The Congress, however, said none of its votes had been diverted to other candidates and insisted that the Maharashtra Navnirman Sena (MNS) had no role to play in electing Congress legislators.

“There is no question of asking MNS for votes. We had the requisite numbers to get our three official candidates elected in the first round,” Maharashtra Pradesh Congress Committee president Manikrao Thakre said at a press conference on Friday.

The Sena has alleged that there was large-scale horse-trading in the elections. The party’s mouthpiece, Saamna, also criticised MNS for cross voting.

“Democracy was up for sale in this election,” Sena Member of Parliament Sanjay Raut said. Party legislator Subhash Desai said the Sena did not conduct any meeting on Friday to assess damage.
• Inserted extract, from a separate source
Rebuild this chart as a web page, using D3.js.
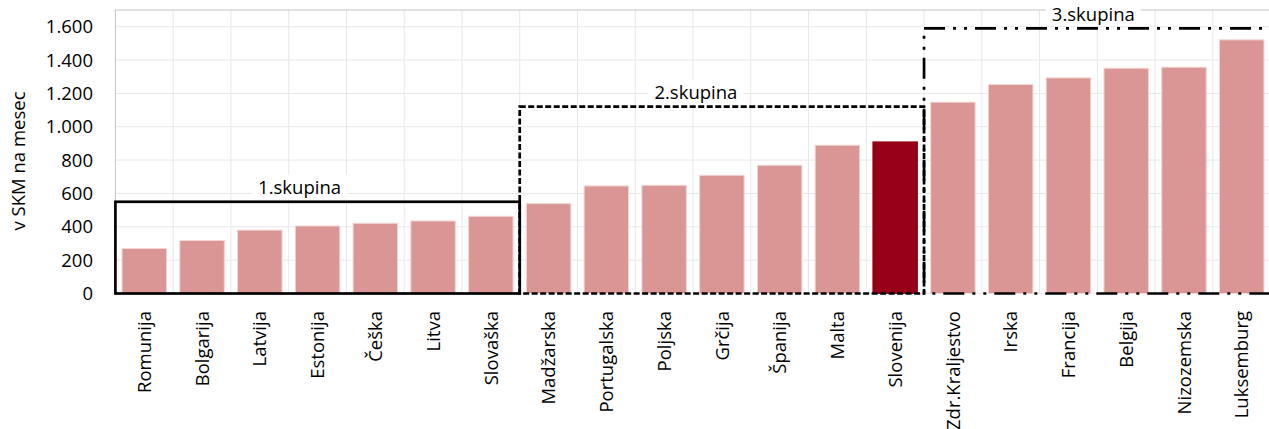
<!DOCTYPE html>
<html lang="sl">
<head>
<meta charset="UTF-8">
<title>v SKM na mesec</title>
<script src="https://d3js.org/d3.v7.min.js"></script>
<style>
    html, body { margin: 0; padding: 0; background: #fff; }
    svg { display: block; font-family: "Open Sans", sans-serif; }
</style>
</head>
<body>
<svg id="chart" width="1269" height="429"></svg>
<script>
    // podatki
    let countries = ["Romunija", "Bolgarija", "Latvija", "Estonija", "Češka", "Litva", "Slovaška",
        "Madžarska", "Portugalska", "Poljska", "Grčija", "Španija", "Malta", "Slovenija",
        "Zdr.Kraljestvo", "Irska", "Francija", "Belgija", "Nizozemska", "Luksemburg"];
    let values = [270, 318, 380, 405, 421, 435, 463,
        539, 645, 649, 709, 769, 889, 909,
        1147, 1253, 1293, 1351, 1357, 1521];
    let highlight = ["Slovenija"];
    let groupNames = ["1.skupina", "2.skupina", "3.skupina"];
    let groupFirst = ["Romunija", "Madžarska", "Zdr.Kraljestvo"];
    let groupLast = ["Slovaška", "Slovenija", "Luksemburg"];
    let groupTop = [550, 1120, 1590];
    let yTicks = [0, 200, 400, 600, 800, 1000, 1200, 1400, 1600];

    let svg = d3.select("#chart");
    let plotLeft = 115.4, plotRight = 1270.6, plotTop = 10, plotBottom = 293.5;
    let fontSize = 18.5;

    let x = d3.scaleBand().domain(countries).range([plotLeft, plotRight])
        .paddingInner(0.23).paddingOuter(0.115);
    let y = d3.scaleLinear().domain([0, 1700]).range([plotBottom, plotTop]);

    let fmt = d3.formatLocale({ decimal: ",", thousands: ".", grouping: [3], currency: ["", "€"] }).format(",");

    // mreža
    let grid = svg.append("g");
    grid.selectAll("line.h")
        .data(yTicks)
        .enter()
        .append("line")
        .attr("x1", plotLeft).attr("x2", plotRight)
        .attr("y1", (d) => y(d)).attr("y2", (d) => y(d))
        .attr("stroke", "#e8e8e8").attr("stroke-width", 1);

    let step = x.step();
    let halfGap = step * x.paddingInner() / 2;
    grid.selectAll("line.v")
        .data(countries.slice(1))
        .enter()
        .append("line")
        .attr("x1", (d) => x(d) - halfGap).attr("x2", (d) => x(d) - halfGap)
        .attr("y1", plotTop).attr("y2", plotBottom)
        .attr("stroke", "#e8e8e8").attr("stroke-width", 1);

    // okvir
    svg.append("line")
        .attr("x1", plotLeft).attr("x2", plotRight).attr("y1", plotTop).attr("y2", plotTop)
        .attr("stroke", "#c4c4c4");
    svg.append("line")
        .attr("x1", plotLeft).attr("x2", plotLeft).attr("y1", plotTop).attr("y2", plotBottom)
        .attr("stroke", "#c4c4c4");

    // stolpci
    svg.selectAll("rect.bar")
        .data(countries)
        .enter()
        .append("rect")
        .attr("class", "bar")
        .attr("x", (d) => x(d))
        .attr("width", x.bandwidth())
        .attr("y", (d, i) => y(values[i]))
        .attr("height", (d, i) => y(0) - y(values[i]))
        .attr("fill", (d) => highlight.includes(d) ? "#960018" : "#d99694")
        .attr("stroke", (d) => highlight.includes(d) ? "#960018" : "#f2d6d5")
        .attr("stroke-width", 1);

    // oznake osi y
    svg.append("g")
        .selectAll("text")
        .data(yTicks)
        .enter()
        .append("text")
        .attr("x", 93)
        .attr("y", (d) => y(d))
        .attr("dy", "0.36em")
        .attr("text-anchor", "end")
        .attr("font-size", fontSize)
        .attr("fill", "#000")
        .text((d) => fmt(d));

    svg.append("text")
        .attr("transform", "translate(25,161) rotate(-90)")
        .attr("text-anchor", "middle")
        .attr("font-size", fontSize)
        .attr("fill", "#000")
        .text("v SKM na mesec");

    // oznake osi x
    svg.append("g")
        .selectAll("text")
        .data(countries)
        .enter()
        .append("text")
        .attr("transform", (d) => `translate(${x(d) + x.bandwidth() / 2},311) rotate(-90)`)
        .attr("dy", "0.36em")
        .attr("text-anchor", "end")
        .attr("font-size", fontSize)
        .attr("fill", "#000")
        .text((d) => d);

    // skupine
    let dashes = ["none", "6,2.5", "21,8,3,8,3,8"];
    let labelShift = [-18, -26, -4];
    groupNames.forEach((name, i) => {
        let x0 = i === 0 ? plotLeft : x(groupFirst[i]) - halfGap;
        let x1 = i === groupNames.length - 1 ? plotRight : x(groupLast[i]) + x.bandwidth() + halfGap;
        let yt = y(groupTop[i]);

        svg.append("rect")
            .attr("x", x0).attr("y", yt)
            .attr("width", x1 - x0).attr("height", plotBottom - yt)
            .attr("fill", "none")
            .attr("stroke", "#000")
            .attr("stroke-width", 2.7)
            .attr("stroke-dasharray", dashes[i]);

        let cx = (x0 + x1) / 2 + labelShift[i];
        let label = svg.append("text")
            .attr("x", cx)
            .attr("y", yt - 14)
            .attr("dy", "0.36em")
            .attr("text-anchor", "middle")
            .attr("font-size", fontSize)
            .attr("fill", "#000")
            .text(name);
        let bb = label.node().getBBox();
        svg.insert("rect", () => label.node())
            .attr("x", bb.x - 6).attr("y", bb.y)
            .attr("width", bb.width + 12).attr("height", bb.height)
            .attr("fill", "#fff");
    });
</script>
</body>
</html>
A victorious Thakre, meanwhile, said that the Congress strategy was to transfer surplus votes to independent Vijay Sawant.

“He also had the support of independents and other smaller parties,” Thakre said. “You should ask him whether MNS voted for him or not.”

Thakre said the party had fixed a quota of 28 and not 30 first preference votes for the three candidates. “Sanjay Dutt and Dipti Chaudhary (two of the nominees) got two votes extra,” Thakre said adding the Congress did not indulge in cross voting.

Thakre said the party had not planned to get Sawant elected in the first round. “As per our strategy, the second and third preference votes of our candidates were to be transferred to Sawant and voting took place accordingly,” he said.